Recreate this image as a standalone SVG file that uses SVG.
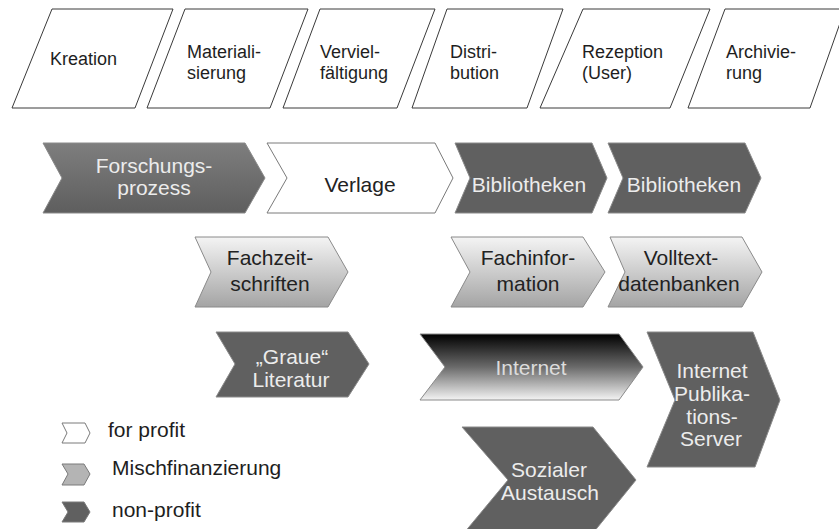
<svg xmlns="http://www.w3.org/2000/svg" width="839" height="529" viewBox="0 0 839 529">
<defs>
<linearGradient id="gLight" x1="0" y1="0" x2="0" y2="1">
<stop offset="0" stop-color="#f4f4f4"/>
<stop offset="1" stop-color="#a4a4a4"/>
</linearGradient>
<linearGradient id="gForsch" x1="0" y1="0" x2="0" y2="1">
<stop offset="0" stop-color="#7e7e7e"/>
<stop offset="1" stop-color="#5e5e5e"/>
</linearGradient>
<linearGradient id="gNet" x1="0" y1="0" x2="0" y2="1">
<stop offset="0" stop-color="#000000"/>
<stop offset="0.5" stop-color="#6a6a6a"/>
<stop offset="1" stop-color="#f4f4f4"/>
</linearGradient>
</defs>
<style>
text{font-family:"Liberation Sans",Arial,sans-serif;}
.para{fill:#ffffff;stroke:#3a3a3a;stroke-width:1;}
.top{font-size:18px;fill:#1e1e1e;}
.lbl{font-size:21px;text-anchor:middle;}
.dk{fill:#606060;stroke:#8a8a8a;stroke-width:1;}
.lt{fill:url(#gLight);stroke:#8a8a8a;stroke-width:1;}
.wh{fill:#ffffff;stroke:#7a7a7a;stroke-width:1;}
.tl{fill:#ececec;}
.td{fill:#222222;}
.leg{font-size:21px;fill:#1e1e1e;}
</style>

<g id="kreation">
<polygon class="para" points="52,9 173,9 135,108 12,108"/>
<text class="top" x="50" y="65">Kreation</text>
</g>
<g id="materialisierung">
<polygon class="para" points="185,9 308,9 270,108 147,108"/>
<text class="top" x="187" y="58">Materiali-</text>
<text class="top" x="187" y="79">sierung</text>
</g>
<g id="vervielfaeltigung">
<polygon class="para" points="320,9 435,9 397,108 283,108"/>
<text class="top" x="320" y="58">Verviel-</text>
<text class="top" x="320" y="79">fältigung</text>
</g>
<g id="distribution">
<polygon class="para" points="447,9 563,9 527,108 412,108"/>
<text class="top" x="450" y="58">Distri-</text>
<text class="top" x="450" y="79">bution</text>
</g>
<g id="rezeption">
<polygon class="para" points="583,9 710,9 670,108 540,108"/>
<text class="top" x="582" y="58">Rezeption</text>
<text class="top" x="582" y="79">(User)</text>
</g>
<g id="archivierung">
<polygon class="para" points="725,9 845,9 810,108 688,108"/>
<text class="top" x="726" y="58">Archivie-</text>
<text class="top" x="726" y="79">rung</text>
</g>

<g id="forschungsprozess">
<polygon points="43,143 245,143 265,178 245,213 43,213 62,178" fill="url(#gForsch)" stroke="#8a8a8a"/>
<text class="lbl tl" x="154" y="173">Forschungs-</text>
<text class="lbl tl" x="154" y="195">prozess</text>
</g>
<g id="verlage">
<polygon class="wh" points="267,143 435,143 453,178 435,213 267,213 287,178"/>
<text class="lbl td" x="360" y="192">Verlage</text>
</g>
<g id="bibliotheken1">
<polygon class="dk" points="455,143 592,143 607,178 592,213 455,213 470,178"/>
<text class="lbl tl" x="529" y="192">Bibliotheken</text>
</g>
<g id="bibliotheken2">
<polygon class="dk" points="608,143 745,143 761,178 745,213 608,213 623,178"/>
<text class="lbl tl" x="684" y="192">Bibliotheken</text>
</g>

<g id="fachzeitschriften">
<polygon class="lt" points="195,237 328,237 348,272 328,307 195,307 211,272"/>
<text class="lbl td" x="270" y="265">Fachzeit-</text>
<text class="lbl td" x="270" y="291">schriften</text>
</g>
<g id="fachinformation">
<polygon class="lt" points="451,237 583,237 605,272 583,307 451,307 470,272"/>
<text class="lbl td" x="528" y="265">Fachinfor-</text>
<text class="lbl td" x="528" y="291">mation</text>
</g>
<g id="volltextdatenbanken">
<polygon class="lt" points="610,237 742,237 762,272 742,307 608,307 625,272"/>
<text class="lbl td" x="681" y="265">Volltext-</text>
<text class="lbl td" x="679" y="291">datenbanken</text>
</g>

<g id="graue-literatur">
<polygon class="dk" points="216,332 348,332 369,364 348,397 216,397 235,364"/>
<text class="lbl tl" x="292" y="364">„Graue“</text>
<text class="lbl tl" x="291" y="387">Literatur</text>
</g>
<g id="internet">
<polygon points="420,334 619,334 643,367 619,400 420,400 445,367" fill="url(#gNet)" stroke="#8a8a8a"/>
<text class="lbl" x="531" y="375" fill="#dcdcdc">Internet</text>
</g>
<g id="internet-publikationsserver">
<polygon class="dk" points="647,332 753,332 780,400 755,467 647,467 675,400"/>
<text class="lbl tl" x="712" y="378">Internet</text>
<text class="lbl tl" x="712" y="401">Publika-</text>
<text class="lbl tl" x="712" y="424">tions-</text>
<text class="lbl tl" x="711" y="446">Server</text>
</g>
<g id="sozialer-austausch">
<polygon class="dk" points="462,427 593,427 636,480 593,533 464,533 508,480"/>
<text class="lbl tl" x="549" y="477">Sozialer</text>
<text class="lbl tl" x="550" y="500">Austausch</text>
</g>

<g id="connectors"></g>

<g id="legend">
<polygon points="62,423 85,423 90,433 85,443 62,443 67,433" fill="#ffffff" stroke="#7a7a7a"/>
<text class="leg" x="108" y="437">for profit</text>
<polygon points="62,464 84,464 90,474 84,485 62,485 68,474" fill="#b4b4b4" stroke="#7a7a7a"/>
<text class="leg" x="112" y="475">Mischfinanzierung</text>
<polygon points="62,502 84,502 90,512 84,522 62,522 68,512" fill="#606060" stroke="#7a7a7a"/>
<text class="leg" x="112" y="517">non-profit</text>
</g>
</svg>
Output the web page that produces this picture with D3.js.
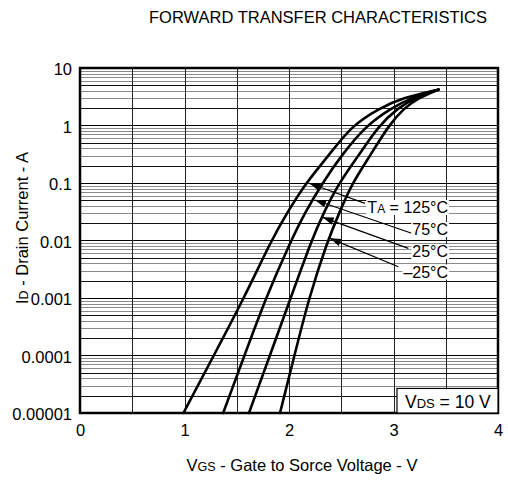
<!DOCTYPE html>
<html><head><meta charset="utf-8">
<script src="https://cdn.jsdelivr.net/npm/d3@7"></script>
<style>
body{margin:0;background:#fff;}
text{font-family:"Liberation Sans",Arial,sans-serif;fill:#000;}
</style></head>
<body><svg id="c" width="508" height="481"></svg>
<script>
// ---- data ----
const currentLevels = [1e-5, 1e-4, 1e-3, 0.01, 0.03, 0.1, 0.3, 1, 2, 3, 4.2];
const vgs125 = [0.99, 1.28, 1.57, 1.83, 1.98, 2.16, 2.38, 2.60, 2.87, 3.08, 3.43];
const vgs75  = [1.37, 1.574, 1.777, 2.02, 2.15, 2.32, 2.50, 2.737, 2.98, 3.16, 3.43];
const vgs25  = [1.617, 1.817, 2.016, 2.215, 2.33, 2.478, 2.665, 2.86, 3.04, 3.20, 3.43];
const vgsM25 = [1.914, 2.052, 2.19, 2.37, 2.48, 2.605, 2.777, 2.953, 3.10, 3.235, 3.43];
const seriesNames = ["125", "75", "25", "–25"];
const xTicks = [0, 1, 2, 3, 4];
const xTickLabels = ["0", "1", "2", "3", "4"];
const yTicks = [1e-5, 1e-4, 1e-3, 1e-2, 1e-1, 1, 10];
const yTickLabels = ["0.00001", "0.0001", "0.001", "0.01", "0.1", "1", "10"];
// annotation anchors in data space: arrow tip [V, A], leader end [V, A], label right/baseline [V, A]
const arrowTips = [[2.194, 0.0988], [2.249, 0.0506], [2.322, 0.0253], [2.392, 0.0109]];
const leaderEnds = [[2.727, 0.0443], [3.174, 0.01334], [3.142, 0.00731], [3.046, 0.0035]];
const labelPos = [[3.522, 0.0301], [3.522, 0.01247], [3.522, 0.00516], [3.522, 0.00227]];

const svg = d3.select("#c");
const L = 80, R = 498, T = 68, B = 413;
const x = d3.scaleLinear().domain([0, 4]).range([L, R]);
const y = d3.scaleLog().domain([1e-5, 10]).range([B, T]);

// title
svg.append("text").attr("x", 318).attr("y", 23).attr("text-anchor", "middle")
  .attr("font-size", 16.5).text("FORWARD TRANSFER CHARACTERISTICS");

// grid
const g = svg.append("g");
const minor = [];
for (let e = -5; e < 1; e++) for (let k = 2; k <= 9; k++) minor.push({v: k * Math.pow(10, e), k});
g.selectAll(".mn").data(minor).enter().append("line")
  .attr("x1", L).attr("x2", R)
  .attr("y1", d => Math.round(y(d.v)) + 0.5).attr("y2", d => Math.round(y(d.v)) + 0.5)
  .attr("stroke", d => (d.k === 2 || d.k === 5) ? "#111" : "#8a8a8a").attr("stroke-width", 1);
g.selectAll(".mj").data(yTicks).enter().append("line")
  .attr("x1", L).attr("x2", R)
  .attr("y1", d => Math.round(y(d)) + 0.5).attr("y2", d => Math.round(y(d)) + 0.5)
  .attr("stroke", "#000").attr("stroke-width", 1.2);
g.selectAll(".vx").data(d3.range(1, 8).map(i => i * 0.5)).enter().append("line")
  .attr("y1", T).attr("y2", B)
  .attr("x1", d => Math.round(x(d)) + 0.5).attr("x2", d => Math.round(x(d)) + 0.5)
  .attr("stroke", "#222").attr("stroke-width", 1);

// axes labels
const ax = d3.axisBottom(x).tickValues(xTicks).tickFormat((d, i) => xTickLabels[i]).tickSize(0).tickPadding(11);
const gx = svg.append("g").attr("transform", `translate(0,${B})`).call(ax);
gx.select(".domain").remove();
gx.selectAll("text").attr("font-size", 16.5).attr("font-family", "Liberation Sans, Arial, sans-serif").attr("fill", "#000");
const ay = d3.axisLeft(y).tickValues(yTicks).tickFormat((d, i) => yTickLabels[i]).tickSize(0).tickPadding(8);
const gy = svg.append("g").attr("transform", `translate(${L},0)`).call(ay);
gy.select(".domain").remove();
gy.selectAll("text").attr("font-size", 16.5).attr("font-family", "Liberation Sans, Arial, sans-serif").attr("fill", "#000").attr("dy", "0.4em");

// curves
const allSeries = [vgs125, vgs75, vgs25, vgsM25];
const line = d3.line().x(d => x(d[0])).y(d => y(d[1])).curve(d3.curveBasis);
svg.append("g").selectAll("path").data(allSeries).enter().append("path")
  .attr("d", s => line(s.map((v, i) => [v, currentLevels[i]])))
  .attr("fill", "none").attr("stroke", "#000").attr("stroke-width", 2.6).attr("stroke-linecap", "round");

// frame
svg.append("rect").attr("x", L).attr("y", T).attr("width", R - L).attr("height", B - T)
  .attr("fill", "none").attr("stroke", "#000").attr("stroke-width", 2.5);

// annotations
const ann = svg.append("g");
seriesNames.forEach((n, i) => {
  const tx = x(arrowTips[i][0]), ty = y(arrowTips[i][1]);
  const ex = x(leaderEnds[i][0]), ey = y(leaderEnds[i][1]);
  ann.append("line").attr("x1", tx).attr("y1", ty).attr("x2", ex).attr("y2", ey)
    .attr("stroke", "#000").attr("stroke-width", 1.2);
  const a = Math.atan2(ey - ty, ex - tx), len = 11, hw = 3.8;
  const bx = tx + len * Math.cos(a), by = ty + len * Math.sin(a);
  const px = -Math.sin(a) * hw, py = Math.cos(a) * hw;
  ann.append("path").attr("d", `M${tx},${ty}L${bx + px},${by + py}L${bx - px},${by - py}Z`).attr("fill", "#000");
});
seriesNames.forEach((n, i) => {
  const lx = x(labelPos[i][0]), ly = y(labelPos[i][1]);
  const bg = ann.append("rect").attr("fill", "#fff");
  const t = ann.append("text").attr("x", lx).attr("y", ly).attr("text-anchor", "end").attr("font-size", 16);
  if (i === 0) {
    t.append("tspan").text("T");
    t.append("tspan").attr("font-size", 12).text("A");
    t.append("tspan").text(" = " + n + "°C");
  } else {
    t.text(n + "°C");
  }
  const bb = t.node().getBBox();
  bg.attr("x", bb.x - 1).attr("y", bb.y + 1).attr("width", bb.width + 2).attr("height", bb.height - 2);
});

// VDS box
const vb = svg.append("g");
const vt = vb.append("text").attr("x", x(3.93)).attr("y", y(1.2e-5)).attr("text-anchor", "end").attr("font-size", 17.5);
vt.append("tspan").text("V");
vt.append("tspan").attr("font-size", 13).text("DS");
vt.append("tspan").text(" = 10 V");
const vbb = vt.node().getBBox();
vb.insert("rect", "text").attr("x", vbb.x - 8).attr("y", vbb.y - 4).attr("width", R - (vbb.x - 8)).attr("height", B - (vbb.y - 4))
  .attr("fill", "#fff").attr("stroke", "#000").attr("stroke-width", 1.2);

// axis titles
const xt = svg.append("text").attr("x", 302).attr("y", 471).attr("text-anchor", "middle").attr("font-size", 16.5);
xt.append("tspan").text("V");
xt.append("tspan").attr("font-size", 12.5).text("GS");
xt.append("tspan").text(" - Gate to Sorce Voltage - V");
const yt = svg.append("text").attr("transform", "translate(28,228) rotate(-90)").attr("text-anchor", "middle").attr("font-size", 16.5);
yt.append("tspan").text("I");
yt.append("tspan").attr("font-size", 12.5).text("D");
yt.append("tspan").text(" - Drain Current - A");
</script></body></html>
════════════════════
*TASK REQUIREMENTS*. Across the records, how many lines contain "that"? Only the number should be given.

*THE ANSWER*. 2